Task objective: Set down the full listing exactly as given. Any pictures are to be left out.
══════════
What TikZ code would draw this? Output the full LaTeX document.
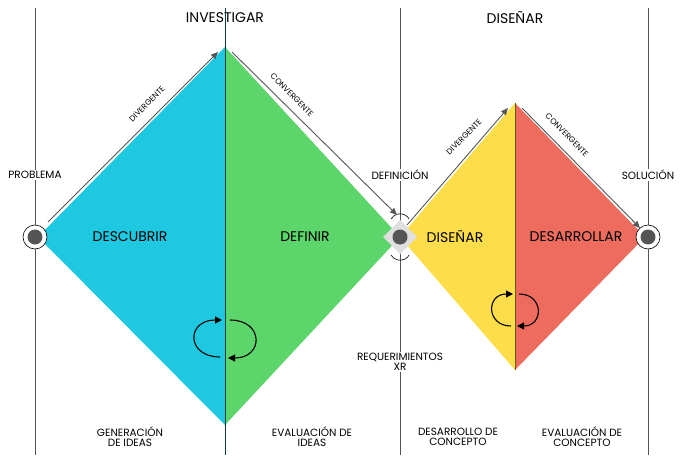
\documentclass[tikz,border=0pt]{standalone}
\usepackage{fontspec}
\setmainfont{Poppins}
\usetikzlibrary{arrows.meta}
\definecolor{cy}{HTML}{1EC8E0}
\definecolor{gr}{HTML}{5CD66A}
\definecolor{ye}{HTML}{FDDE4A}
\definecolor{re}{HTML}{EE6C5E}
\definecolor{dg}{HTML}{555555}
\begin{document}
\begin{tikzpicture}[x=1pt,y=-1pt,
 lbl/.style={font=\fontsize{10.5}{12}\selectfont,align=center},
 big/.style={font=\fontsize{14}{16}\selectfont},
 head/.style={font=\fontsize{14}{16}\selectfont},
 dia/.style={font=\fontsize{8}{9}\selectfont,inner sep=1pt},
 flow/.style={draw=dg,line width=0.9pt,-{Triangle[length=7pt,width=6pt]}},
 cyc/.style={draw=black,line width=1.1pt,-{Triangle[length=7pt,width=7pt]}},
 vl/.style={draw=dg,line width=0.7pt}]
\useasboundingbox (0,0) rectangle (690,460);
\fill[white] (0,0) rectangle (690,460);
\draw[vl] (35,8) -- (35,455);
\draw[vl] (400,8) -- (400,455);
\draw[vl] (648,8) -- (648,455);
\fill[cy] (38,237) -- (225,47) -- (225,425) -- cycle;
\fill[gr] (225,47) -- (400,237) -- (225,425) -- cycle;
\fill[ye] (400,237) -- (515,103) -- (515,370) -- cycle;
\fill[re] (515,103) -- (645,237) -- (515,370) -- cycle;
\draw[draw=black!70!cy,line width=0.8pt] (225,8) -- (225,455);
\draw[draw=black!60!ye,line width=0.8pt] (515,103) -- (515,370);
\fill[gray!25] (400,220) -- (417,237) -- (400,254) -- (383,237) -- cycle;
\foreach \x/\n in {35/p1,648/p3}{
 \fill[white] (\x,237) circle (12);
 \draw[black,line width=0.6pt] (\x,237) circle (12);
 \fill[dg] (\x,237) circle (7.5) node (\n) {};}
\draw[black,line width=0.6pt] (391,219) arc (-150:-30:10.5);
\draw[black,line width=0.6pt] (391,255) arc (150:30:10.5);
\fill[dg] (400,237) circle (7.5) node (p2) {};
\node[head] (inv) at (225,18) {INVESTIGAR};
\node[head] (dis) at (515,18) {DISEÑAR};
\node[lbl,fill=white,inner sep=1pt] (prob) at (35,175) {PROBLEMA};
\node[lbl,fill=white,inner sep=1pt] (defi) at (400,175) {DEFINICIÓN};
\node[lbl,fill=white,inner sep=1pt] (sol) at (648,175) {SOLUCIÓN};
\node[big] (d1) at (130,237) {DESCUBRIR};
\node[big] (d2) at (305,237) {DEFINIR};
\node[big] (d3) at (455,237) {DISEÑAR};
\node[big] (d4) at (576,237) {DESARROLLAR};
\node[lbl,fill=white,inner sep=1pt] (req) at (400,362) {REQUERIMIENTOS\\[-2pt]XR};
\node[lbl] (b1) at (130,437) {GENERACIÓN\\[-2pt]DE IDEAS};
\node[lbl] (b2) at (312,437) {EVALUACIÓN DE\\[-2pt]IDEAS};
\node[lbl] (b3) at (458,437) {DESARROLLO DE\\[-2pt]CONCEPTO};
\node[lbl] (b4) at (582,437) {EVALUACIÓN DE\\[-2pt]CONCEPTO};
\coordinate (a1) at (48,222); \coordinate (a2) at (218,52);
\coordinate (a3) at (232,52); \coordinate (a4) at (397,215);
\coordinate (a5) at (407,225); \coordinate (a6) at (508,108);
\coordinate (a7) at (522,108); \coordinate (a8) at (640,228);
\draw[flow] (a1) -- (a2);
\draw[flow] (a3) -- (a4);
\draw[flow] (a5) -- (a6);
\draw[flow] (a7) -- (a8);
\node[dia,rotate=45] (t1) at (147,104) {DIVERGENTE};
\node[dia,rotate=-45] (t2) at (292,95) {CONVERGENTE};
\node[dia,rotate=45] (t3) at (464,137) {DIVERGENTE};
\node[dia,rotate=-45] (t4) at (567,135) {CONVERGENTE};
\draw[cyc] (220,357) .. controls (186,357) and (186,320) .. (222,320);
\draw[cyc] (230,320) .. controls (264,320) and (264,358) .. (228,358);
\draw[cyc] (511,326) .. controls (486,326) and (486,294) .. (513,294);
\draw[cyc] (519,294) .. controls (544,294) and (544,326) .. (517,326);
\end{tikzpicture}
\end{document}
══════════
Correct result:
What TikZ code would draw this? Output the full LaTeX document.
\documentclass[tikz,border=0pt]{standalone}
\usepackage{fontspec}
\setmainfont{Poppins}
\usetikzlibrary{arrows.meta}
\definecolor{cy}{HTML}{1EC8E0}
\definecolor{gr}{HTML}{5CD66A}
\definecolor{ye}{HTML}{FDDE4A}
\definecolor{re}{HTML}{EE6C5E}
\definecolor{dg}{HTML}{555555}
\begin{document}
\begin{tikzpicture}[x=1pt,y=-1pt,
 lbl/.style={font=\fontsize{10.5}{12}\selectfont,align=center},
 big/.style={font=\fontsize{14}{16}\selectfont},
 head/.style={font=\fontsize{14}{16}\selectfont},
 dia/.style={font=\fontsize{8}{9}\selectfont,inner sep=1pt},
 flow/.style={draw=dg,line width=0.9pt,-{Triangle[length=7pt,width=6pt]}},
 cyc/.style={draw=black,line width=1.1pt,-{Triangle[length=7pt,width=7pt]}},
 vl/.style={draw=dg,line width=0.7pt}]
\useasboundingbox (0,0) rectangle (690,460);
\fill[white] (0,0) rectangle (690,460);
\draw[vl] (35,8) -- (35,455);
\draw[vl] (400,8) -- (400,455);
\draw[vl] (648,8) -- (648,455);
\fill[cy] (38,237) -- (225,47) -- (225,425) -- cycle;
\fill[gr] (225,47) -- (400,237) -- (225,425) -- cycle;
\fill[ye] (400,237) -- (515,103) -- (515,370) -- cycle;
\fill[re] (515,103) -- (645,237) -- (515,370) -- cycle;
\draw[draw=black!70!cy,line width=0.8pt] (225,8) -- (225,455);
\draw[draw=black!60!ye,line width=0.8pt] (515,103) -- (515,370);
\fill[gray!25] (400,220) -- (417,237) -- (400,254) -- (383,237) -- cycle;
\foreach \x/\n in {35/p1,648/p3}{
 \fill[white] (\x,237) circle (12);
 \draw[black,line width=0.6pt] (\x,237) circle (12);
 \fill[dg] (\x,237) circle (7.5) node (\n) {};}
\draw[black,line width=0.6pt] (391,219) arc (-150:-30:10.5);
\draw[black,line width=0.6pt] (391,255) arc (150:30:10.5);
\fill[dg] (400,237) circle (7.5) node (p2) {};
\node[head] (inv) at (225,18) {INVESTIGAR};
\node[head] (dis) at (515,18) {DISEÑAR};
\node[lbl,fill=white,inner sep=1pt] (prob) at (35,175) {PROBLEMA};
\node[lbl,fill=white,inner sep=1pt] (defi) at (400,175) {DEFINICIÓN};
\node[lbl,fill=white,inner sep=1pt] (sol) at (648,175) {SOLUCIÓN};
\node[big] (d1) at (130,237) {DESCUBRIR};
\node[big] (d2) at (305,237) {DEFINIR};
\node[big] (d3) at (455,237) {DISEÑAR};
\node[big] (d4) at (576,237) {DESARROLLAR};
\node[lbl,fill=white,inner sep=1pt] (req) at (400,362) {REQUERIMIENTOS\\[-2pt]XR};
\node[lbl] (b1) at (130,437) {GENERACIÓN\\[-2pt]DE IDEAS};
\node[lbl] (b2) at (312,437) {EVALUACIÓN DE\\[-2pt]IDEAS};
\node[lbl] (b3) at (458,437) {DESARROLLO DE\\[-2pt]CONCEPTO};
\node[lbl] (b4) at (582,437) {EVALUACIÓN DE\\[-2pt]CONCEPTO};
\coordinate (a1) at (48,222); \coordinate (a2) at (218,52);
\coordinate (a3) at (232,52); \coordinate (a4) at (397,215);
\coordinate (a5) at (407,225); \coordinate (a6) at (508,108);
\coordinate (a7) at (522,108); \coordinate (a8) at (640,228);
\draw[flow] (a1) -- (a2);
\draw[flow] (a3) -- (a4);
\draw[flow] (a5) -- (a6);
\draw[flow] (a7) -- (a8);
\node[dia,rotate=45] (t1) at (147,104) {DIVERGENTE};
\node[dia,rotate=-45] (t2) at (292,95) {CONVERGENTE};
\node[dia,rotate=45] (t3) at (464,137) {DIVERGENTE};
\node[dia,rotate=-45] (t4) at (567,135) {CONVERGENTE};
\draw[cyc] (220,357) .. controls (186,357) and (186,320) .. (222,320);
\draw[cyc] (230,320) .. controls (264,320) and (264,358) .. (228,358);
\draw[cyc] (511,326) .. controls (486,326) and (486,294) .. (513,294);
\draw[cyc] (519,294) .. controls (544,294) and (544,326) .. (517,326);
\end{tikzpicture}
\end{document}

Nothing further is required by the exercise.